Quando os bebés nascem, por exemplo, os brinquedos são todos iguais. A questão da diferença começa a afirmar-se a partir de certa idade quando os pais começam a influenciar as escolhas. Não vou deixar que a minha filha se mascare de robô no Carnaval, porque isso é para menino. Essa divisão de género começa a ser imposta pelos pais, pelos irmãos, pelos brinquedos e pelos preconceitos que se sentem nas escolas, mais do que pelo gosto inato da pessoa”, considera.

No entender de Teresa Chambel, as raparigas têm “valências interessantes” para trabalhar nesta área que se tem alterado ao longo do tempo, deixando de ser “limitada” em domínios de trabalho e de aplicação.

É uma área universal e as pessoas trabalham cada vez mais em áreas multidisciplinares, associadas a outras, que, naturalmente, atraem outras raparigas. As raparigas com a sua criatividade e capacidade de relacionar diferente temas, adequam-se a esta perspetiva atual”, considera.

“Ter uma segurança para o resto da vida”

Nancy Brito considera que os processos de recrutamento têm de ser melhorados. “As pessoas que decidem quem vai trabalhar na empresa têm de ter consciência de que ter mulheres na empresa é mais benéfico. E isso já está mais do que provado. Há estudos a dizer que uma equipa equilibrada é muito melhor do que uma equipa só de homens ou só de mulheres”, sublinha. Surge o velho tópico da discriminação positiva. A investidora defende a implementação de um sistema de quotas.

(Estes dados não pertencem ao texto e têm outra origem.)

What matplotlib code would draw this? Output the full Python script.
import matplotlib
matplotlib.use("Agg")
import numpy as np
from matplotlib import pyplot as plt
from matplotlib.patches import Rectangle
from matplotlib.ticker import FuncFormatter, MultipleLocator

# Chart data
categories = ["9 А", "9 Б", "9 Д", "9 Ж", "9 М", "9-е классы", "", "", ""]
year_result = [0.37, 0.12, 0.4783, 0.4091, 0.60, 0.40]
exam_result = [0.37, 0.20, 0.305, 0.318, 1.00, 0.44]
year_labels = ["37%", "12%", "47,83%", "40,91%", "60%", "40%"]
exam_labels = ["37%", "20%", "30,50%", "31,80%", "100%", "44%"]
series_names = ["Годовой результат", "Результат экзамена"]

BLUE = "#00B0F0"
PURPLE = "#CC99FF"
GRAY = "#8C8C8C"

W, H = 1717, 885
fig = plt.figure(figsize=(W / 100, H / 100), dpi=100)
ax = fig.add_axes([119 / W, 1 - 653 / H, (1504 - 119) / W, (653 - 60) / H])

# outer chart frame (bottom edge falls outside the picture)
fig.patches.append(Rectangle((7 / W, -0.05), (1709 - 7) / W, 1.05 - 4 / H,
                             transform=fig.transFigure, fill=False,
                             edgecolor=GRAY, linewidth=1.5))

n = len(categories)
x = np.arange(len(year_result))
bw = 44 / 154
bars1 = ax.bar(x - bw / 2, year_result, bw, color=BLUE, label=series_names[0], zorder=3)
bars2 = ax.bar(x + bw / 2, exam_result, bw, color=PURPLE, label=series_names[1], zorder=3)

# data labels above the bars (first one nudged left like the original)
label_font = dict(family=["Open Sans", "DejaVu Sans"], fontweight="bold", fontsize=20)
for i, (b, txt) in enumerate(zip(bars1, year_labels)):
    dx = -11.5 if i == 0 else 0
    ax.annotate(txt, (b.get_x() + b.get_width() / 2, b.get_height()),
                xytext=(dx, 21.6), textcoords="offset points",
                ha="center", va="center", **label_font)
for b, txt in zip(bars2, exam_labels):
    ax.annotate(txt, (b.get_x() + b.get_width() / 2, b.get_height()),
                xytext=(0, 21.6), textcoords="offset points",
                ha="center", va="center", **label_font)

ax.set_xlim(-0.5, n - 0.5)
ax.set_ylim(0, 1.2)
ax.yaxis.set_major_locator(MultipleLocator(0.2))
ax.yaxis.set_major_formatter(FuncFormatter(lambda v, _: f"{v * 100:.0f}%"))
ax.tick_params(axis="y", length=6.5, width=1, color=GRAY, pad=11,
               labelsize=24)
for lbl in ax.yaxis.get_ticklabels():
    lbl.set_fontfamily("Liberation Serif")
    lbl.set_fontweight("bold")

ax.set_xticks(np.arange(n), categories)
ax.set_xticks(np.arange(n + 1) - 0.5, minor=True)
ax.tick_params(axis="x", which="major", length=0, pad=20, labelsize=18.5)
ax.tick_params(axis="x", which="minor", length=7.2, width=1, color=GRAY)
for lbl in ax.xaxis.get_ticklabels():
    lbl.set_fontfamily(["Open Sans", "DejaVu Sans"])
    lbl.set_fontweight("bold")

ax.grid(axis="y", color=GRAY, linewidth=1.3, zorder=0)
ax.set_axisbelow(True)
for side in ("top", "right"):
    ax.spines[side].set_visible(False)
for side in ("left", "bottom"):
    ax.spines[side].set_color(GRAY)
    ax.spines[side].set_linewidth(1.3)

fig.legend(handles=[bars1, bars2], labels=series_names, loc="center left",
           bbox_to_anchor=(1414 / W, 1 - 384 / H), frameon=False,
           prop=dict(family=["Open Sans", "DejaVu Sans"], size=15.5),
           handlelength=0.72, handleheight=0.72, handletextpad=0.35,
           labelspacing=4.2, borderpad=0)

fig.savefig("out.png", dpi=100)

Temos de estar constantemente a ver quantos homens e mulheres temos nas equipas. Se vou contratar mais uma pessoa e há dois candidatos – uma mulher e um homem – devo dar primazia à mulher”, considera.

As medidas propostas pelo grupo de trabalho, organizado pela APDSI, têm como objetivo “atacar” o problema desde que ele começa: na infância. Foi proposta a criação de uma disciplina para alunos do 7.º, 8.º e 9.º ano para dar informação sobre as áreas profissionais e vias de ensino disponíveis e a realização de um estudo para entender as razões pelas quais as raparigas não escolhem percursos escolares na área das TIC.

No campo dos media, foi sugerida a realização de vídeos publicitários com mensagens “fortes e provocadoras”, que divulguem a ligação entre mulheres e as TIC, e a inclusão de mulheres com ocupações ligadas às TIC em séries televisivas, campanhas publicitárias e documentários. Foi ainda proposta a criação de uma coleção de livros de aventura em que as personagens femininas sejam as heroínas e utilizem as tecnologias para atingir os seus propósitos. Estas medidas vão agora ser discutidas e trabalhadas pela APDSI e pelo Fórum dos Cidadãos para que depois possa ser estudada a sua implementação.

Escolher este caminho [das TIC] tem vantagens enormes. É a vantagem de poder trabalhar em qualquer empresa, só por saber de informática. É útil às mulheres perceberem que têm aqui uma segurança para o resto da vida. Sabemos que o futuro vão ser os robôs e é preciso alguém para os pôr a funcionar. A inteligência artificial vêm aí e isso quer dizer que vai haver ainda mais empregos na área. É este o testemunho que eu quero passar às jovens. Que saibam que não vão só aprender um curso, mas que vão arranjar uma ferramenta de trabalho”, remata Nancy Brito.